▸ OBJECTIVE:
Leave the pictures out and quote every line from the start of the listing to the line with "Q373,72 385,72 L441,72", inclusive.

::: PROVIDED MATERIAL :::

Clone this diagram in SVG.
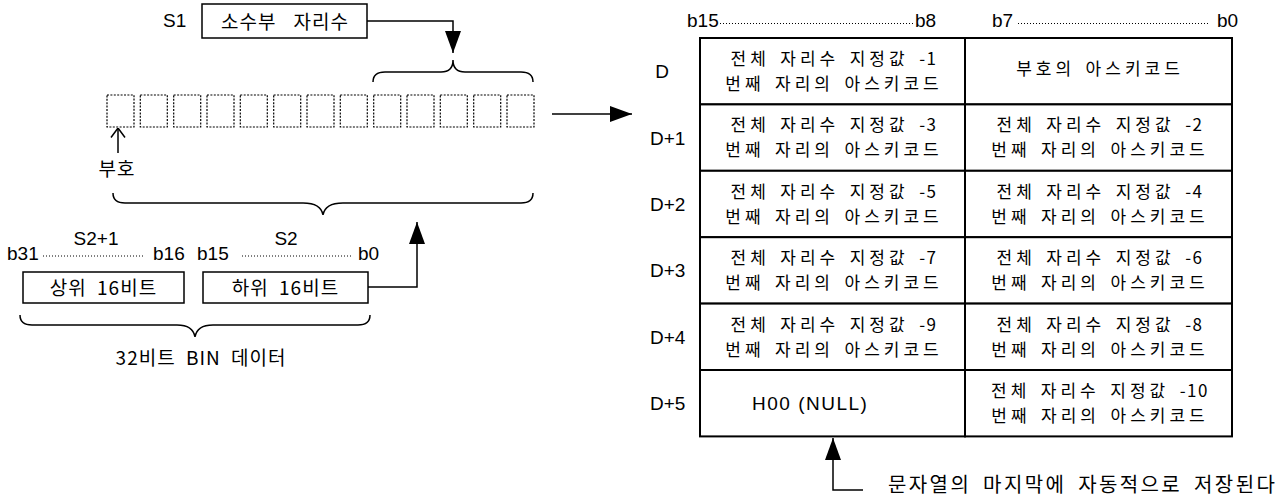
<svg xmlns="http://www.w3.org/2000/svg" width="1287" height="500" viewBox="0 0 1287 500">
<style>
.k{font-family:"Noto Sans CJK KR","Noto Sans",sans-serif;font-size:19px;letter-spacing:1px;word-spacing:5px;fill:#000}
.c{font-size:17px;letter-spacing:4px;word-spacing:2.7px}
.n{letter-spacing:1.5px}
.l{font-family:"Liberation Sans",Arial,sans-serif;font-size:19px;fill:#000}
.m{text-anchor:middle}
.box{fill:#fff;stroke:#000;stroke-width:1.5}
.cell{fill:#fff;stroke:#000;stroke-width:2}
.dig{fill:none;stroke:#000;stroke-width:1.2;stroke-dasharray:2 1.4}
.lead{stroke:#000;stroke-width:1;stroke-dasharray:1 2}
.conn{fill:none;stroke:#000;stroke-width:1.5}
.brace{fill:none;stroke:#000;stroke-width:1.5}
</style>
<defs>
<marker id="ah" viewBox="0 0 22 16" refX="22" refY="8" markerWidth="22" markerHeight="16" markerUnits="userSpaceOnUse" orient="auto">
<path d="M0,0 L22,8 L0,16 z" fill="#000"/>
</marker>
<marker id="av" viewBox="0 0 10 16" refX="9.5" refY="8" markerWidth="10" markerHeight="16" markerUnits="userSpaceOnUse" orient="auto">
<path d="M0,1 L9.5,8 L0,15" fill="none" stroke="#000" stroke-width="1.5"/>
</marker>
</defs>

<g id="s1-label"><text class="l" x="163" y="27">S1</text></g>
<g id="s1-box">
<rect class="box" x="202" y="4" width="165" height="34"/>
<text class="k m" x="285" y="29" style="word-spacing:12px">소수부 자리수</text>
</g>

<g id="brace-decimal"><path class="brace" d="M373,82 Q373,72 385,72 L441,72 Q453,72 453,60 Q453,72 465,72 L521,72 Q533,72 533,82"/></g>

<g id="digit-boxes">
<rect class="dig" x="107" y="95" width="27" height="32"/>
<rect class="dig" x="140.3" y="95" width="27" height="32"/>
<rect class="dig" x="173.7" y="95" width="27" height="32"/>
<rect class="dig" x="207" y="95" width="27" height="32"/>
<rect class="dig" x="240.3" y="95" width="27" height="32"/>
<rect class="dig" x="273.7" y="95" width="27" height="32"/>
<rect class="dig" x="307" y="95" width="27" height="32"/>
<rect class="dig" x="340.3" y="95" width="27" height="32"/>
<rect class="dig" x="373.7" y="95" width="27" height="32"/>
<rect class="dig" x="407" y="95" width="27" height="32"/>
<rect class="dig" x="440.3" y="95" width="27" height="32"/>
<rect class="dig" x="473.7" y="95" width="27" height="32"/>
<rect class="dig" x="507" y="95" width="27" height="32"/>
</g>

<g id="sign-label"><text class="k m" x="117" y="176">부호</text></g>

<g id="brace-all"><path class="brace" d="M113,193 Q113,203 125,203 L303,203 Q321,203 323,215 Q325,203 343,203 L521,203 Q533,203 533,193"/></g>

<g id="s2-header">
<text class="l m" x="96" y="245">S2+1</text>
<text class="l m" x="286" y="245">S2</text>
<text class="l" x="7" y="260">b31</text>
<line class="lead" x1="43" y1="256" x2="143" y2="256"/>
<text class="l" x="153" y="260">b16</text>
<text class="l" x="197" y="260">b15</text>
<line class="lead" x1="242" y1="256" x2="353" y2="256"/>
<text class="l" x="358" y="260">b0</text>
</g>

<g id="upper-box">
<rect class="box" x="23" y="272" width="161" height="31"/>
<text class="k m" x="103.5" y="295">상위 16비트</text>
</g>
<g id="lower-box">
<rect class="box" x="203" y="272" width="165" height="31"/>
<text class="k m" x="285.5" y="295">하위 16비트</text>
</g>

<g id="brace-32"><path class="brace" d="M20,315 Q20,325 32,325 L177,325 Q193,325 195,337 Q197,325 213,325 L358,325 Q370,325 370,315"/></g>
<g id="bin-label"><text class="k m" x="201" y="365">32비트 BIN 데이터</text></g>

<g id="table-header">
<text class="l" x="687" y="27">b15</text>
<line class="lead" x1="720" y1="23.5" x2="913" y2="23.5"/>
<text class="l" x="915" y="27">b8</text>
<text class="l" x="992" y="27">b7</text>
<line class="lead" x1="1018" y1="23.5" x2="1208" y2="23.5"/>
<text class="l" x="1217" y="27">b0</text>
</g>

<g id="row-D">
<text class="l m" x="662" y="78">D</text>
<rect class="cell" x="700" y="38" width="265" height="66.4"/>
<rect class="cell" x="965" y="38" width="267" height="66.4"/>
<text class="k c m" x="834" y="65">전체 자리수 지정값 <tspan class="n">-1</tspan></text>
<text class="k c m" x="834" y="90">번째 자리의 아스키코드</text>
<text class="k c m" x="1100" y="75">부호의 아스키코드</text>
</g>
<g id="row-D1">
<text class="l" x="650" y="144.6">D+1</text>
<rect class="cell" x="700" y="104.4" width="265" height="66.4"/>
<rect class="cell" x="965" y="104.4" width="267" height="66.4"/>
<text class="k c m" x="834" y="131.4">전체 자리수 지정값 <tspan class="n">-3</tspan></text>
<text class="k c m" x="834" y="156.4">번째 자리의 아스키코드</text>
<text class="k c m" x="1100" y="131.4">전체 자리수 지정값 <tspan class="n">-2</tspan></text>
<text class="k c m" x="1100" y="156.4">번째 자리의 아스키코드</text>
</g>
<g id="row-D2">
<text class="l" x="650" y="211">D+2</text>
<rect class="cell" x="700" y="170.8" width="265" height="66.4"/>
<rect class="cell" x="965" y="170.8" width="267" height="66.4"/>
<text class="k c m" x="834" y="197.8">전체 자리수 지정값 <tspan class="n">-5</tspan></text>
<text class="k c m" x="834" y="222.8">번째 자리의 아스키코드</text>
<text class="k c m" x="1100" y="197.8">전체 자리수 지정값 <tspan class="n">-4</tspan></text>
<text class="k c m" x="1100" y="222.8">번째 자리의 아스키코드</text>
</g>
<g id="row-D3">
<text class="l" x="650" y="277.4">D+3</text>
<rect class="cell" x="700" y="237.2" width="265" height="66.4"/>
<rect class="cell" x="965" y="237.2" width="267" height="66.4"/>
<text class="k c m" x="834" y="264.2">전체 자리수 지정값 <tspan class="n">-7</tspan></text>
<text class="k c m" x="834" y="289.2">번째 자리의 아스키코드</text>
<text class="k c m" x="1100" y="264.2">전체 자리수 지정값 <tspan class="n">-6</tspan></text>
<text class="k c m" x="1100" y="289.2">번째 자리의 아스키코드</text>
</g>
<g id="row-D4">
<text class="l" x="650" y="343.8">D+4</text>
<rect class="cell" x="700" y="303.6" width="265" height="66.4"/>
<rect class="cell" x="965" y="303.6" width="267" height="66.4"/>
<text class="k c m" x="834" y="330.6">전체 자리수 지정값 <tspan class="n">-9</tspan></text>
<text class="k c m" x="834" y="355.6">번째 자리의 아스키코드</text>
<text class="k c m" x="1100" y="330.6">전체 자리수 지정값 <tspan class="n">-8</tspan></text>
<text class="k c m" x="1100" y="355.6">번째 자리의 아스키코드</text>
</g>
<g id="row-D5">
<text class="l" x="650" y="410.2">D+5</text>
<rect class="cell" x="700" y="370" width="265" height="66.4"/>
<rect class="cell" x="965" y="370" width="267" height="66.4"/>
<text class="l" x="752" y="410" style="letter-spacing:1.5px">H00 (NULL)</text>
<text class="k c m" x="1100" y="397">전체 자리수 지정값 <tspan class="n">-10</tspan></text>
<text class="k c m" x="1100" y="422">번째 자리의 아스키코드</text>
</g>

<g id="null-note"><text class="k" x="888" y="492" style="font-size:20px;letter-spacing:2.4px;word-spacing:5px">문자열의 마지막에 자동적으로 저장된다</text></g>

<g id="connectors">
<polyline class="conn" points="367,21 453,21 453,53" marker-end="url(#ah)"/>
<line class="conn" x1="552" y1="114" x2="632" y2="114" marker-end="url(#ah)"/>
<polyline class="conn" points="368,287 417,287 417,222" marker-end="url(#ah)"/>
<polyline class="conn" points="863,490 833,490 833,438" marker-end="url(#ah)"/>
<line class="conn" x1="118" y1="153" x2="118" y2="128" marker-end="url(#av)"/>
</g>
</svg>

:::

▸ THE REPLY:
Clone this diagram in SVG.
<svg xmlns="http://www.w3.org/2000/svg" width="1287" height="500" viewBox="0 0 1287 500">
<style>
.k{font-family:"Noto Sans CJK KR","Noto Sans",sans-serif;font-size:19px;letter-spacing:1px;word-spacing:5px;fill:#000}
.c{font-size:17px;letter-spacing:4px;word-spacing:2.7px}
.n{letter-spacing:1.5px}
.l{font-family:"Liberation Sans",Arial,sans-serif;font-size:19px;fill:#000}
.m{text-anchor:middle}
.box{fill:#fff;stroke:#000;stroke-width:1.5}
.cell{fill:#fff;stroke:#000;stroke-width:2}
.dig{fill:none;stroke:#000;stroke-width:1.2;stroke-dasharray:2 1.4}
.lead{stroke:#000;stroke-width:1;stroke-dasharray:1 2}
.conn{fill:none;stroke:#000;stroke-width:1.5}
.brace{fill:none;stroke:#000;stroke-width:1.5}
</style>
<defs>
<marker id="ah" viewBox="0 0 22 16" refX="22" refY="8" markerWidth="22" markerHeight="16" markerUnits="userSpaceOnUse" orient="auto">
<path d="M0,0 L22,8 L0,16 z" fill="#000"/>
</marker>
<marker id="av" viewBox="0 0 10 16" refX="9.5" refY="8" markerWidth="10" markerHeight="16" markerUnits="userSpaceOnUse" orient="auto">
<path d="M0,1 L9.5,8 L0,15" fill="none" stroke="#000" stroke-width="1.5"/>
</marker>
</defs>

<g id="s1-label"><text class="l" x="163" y="27">S1</text></g>
<g id="s1-box">
<rect class="box" x="202" y="4" width="165" height="34"/>
<text class="k m" x="285" y="29" style="word-spacing:12px">소수부 자리수</text>
</g>

<g id="brace-decimal"><path class="brace" d="M373,82 Q373,72 385,72 L441,72 Q453,72 453,60 Q453,72 465,72 L521,72 Q533,72 533,82"/></g>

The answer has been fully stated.